Стихотворение кончается восстанием деревьев «брат на брата». Мандельштаму было присуще кровно-личное, страстное отношение к литературе. Такое отношение пришло к поэту в годы отрочества и сохранилось навсегда. «Литературная злость! Если б не ты, с чем бы стал я есть земную соль? – пишет Мандельштам в “Шуме времени”. – Ты приправа к пресному хлебу пониманья, ты веселое сознанье неправоты, ты заговорщицкая соль, с ехидным поклоном передаваемая из десятилетия в десятилетие, в граненой солонке, с полотенцем! <…> Начиная от Радищева и Новикова, у В.В. [263] устанавливалась уже личная связь с русскими писателями, желчное и любовное знакомство, с благородной завистью, ревностью, с шутливым неуважением, кровной несправедливостью, как водится в семье. <…> В.В. учил строить литературу не как храм, а как род. В литературе он ценил патриархальное отцовское начало культуры. Как хорошо, что вместо лампадного жреческого огня я успел полюбить рыжий огонек литературной (В.В.Г.) злости!» Мандельштам воспевает (там же, в «Шуме времени») «злобное и веселое шипенье хороших русских стихов»; играет шипящими и вышеприведенное «лесное» стихотворение. «Ротозейство и величье», палачи и жертвы, книги и «скорлупчатая тьма» – все это складывается в сюрреалистическую картину ужасного и «прекрасного» леса.

«Девятый вал» – азартная карточная игра.

Во флигель к Мандельштамам приходили знакомые. Из соседей-писателей близок с Мандельштамом был только Сергей Антонович Клычков, живший в другом корпусе Дома Герцена. С замечательным «крестьянским» поэтом, погибшим впоследствии, как и Мандельштам, в заключении, Осипа Эмильевича связывали взаимные уважение и симпатия. Третья часть «Стихов о русской поэзии» понравилась Клычкову. И в стихах, и в прозе Клычкова, уроженца глухого, окруженного пошехонскими лесами Талдома, фольклорные элементы играют большую роль – неудивительно, что ему пришелся по душе «лес» русской поэзии. Мандельштам посвятил стихотворение поэту-соседу. «Третья часть стихов понравилась Клычкову, – вспоминала Н. Мандельштам. – Он сказал про уродов, которые режутся в девятый вал: “Это мы с вами…”. О.М. согласился» [264] . Вообще же многих писателей, мелькавших во дворе, Мандельштам не жаловал. «Вот идет подлец NN!» – нередко говорил он вслед кому-нибудь из проходивших, стоя у открытого окна своей комнаты (по свидетельству Э. Герштейн [265] ).

С.А. Клычков

Была здесь, по крайней мере однажды, в июле 1932 года, Ахматова.
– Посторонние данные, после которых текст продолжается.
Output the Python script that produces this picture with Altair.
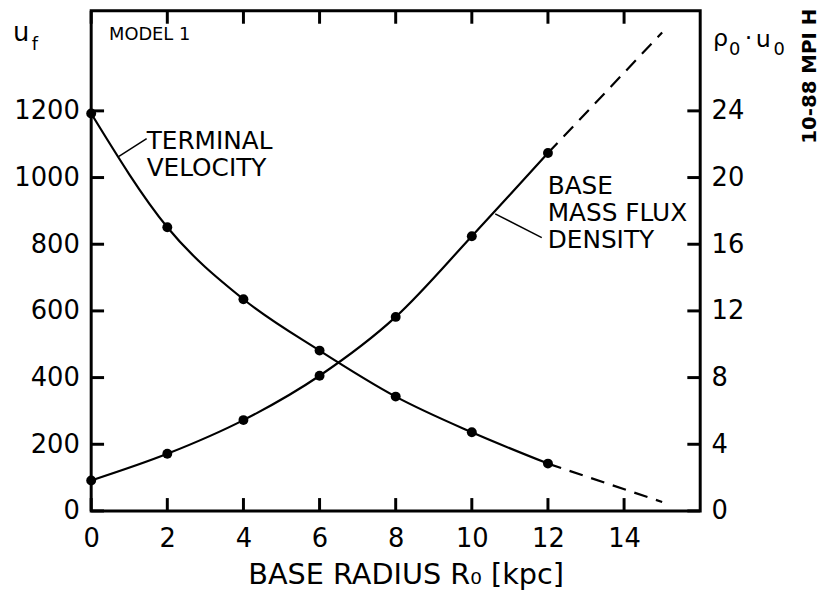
import altair as alt
import pandas as pd

# ---- data ----
radius = [0, 2, 4, 6, 8, 10, 12]
terminal_velocity = [1192, 851, 635, 481, 343, 236, 142]
mass_flux = [1.83, 3.43, 5.45, 8.11, 11.64, 16.48, 21.47]
ext_radius = [12, 15]
tv_extension = [142, 27]
mf_extension = [21.47, 28.7]

x_tick_values = [0, 2, 4, 6, 8, 10, 12, 14]
left_tick_values = [0, 200, 400, 600, 800, 1000, 1200]
right_tick_values = [0, 4, 8, 12, 16, 20, 24]

FONT = "DejaVu Sans"
W, H = 615, 505
TICK = 13
TC = "black"

df_tv = pd.DataFrame({"r": radius, "u": terminal_velocity})
df_tv_ext = pd.DataFrame({"r": ext_radius, "u": tv_extension})
df_mf = pd.DataFrame({"r": radius, "m": mass_flux})
df_mf_ext = pd.DataFrame({"r": ext_radius, "m": mf_extension})
df_xt = pd.DataFrame({"r": x_tick_values})
df_lt = pd.DataFrame({"u": left_tick_values})
df_rt = pd.DataFrame({"m": right_tick_values})

common_axis = dict(
    title=None, domain=False, grid=False, ticks=False,
    labelColor="black", labelFont=FONT,
    labelFontSize=26, labelOverlap=False, labelFlush=False,
)

X = alt.X("r:Q", scale=alt.Scale(domain=[0, 16], nice=False, zero=False),
          axis=alt.Axis(values=x_tick_values, labelPadding=15, **common_axis))
YL = alt.Y("u:Q", scale=alt.Scale(domain=[0, 1500], nice=False),
           axis=alt.Axis(orient="left", values=left_tick_values, format="d",
                         labelPadding=12, **common_axis))
YR = alt.Y("m:Q", scale=alt.Scale(domain=[0, 30], nice=False),
           axis=alt.Axis(orient="right", values=right_tick_values, format="d",
                         labelPadding=11, **common_axis))

LW = 2.2
DASH = [14, 9]
TW = 3

tv_layer = alt.layer(
    alt.Chart(df_tv).mark_line(interpolate="monotone", color="black", strokeWidth=LW).encode(x=X, y=YL),
    alt.Chart(df_tv_ext).mark_line(color="black", strokeWidth=LW, strokeDash=DASH).encode(x=X, y=YL),
    alt.Chart(df_tv).mark_circle(size=100, color="black", opacity=1).encode(x=X, y=YL),
    alt.Chart(df_lt).mark_rule(color=TC, strokeWidth=TW).encode(
        y=YL, x=alt.value(0), x2=alt.value(TICK)),
)
mf_layer = alt.layer(
    alt.Chart(df_mf).mark_line(interpolate="monotone", color="black", strokeWidth=LW).encode(x=X, y=YR),
    alt.Chart(df_mf_ext).mark_line(color="black", strokeWidth=LW, strokeDash=DASH).encode(x=X, y=YR),
    alt.Chart(df_mf).mark_circle(size=100, color="black", opacity=1).encode(x=X, y=YR),
    alt.Chart(df_rt).mark_rule(color=TC, strokeWidth=TW).encode(
        y=YR, x=alt.value(W - TICK), x2=alt.value(W)),
)

bottom_ticks = alt.Chart(df_xt).mark_rule(color=TC, strokeWidth=TW).encode(
    x=X, y=alt.value(H - TICK), y2=alt.value(H))
top_ticks = alt.Chart(df_xt).mark_rule(color=TC, strokeWidth=TW).encode(
    x=X, y=alt.value(0), y2=alt.value(TICK))


def label(text, x, y, size, align="left", baseline="alphabetic", angle=0, weight="normal"):
    return alt.Chart(pd.DataFrame({"t": [text]})).mark_text(
        align=align, baseline=baseline, fontSize=size, font=FONT,
        fontWeight=weight, angle=angle, color="black",
    ).encode(x=alt.value(x), y=alt.value(y), text="t:N")


def leader(x1, y1, x2, y2):
    return alt.Chart(pd.DataFrame({"a": [0]})).mark_rule(color="black", strokeWidth=1.5).encode(
        x=alt.value(x1), y=alt.value(y1), x2=alt.value(x2), y2=alt.value(y2))


# plot origin is at page (92, 8)
annotations = [
    label("MODEL 1", 18, 29, 18),
    label("TERMINAL", 56, 140, 25),
    label("VELOCITY", 56, 167, 25),
    leader(28, 147, 56, 129),
    label("BASE", 461, 185, 25),
    label("MASS FLUX", 461, 212, 25),
    label("DENSITY", 461, 239, 25),
    leader(408, 205, 455, 229),
    label("BASE RADIUS R₀ [kpc]", 318, 579, 29, align="center"),
    label("u", -79, 30, 26),
    label("f", -60, 40, 18),
    label("ρ", 628, 35, 24),
    label("0", 644, 45, 18),
    label("·", 660, 35, 24),
    label("u", 671, 37, 24),
    label("0", 689, 45, 18),
    label("10-88 MPI H", 726, 66, 20, align="center", baseline="middle", angle=270, weight="bold"),
]

chart = alt.layer(tv_layer, mf_layer, bottom_ticks, top_ticks, *annotations).resolve_scale(
    y="independent"
).properties(
    width=W, height=H,
    padding={"left": 84, "top": 0, "right": 124, "bottom": 83},
    autosize=alt.AutoSizeParams(type="none"),
).configure_view(stroke="black", strokeWidth=3)

chart.save("out.html", embed_options={"renderer": "svg", "actions": False})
Лев Горнунг, пришедший к Мандельштаму 9 июля и заставший у него Анну Андреевну, пожалел – у него «не было с собой фотоаппарата, так было бы хорошо их снять вдвоем, еще совсем молодых» [266] . Мандельштам и Ахматова стали друзьями еще в 1910-е годы, и дружба объединила их навсегда. Мандельштам высоко ценил поэзию Ахматовой (что не помешало ему в начале 1920-х годов дважды достаточно резко критиковать ее).

Тем не менее в 1924 году Мандельштам назвал ее имя среди поэтов «не на вчера, не на сегодня, а навсегда» (статья «Выпад»). Однажды он написал Ахматовой: «Знайте, что я обладаю способностью вести воображаемую беседу только с двумя людьми: с Никола<ем> Степановичем и с вами. Беседа с Колей не прервалась и никогда не прервется» (письмо от 25 августа 1928 года). Николай Степанович – Н.С. Гумилев.

Заходил Борис Кузин, любитель поэзии и музыки, ценитель Баха и Гете. Дружеские отношения, завязавшиеся в Ереване в 1930-м, укрепились в Москве.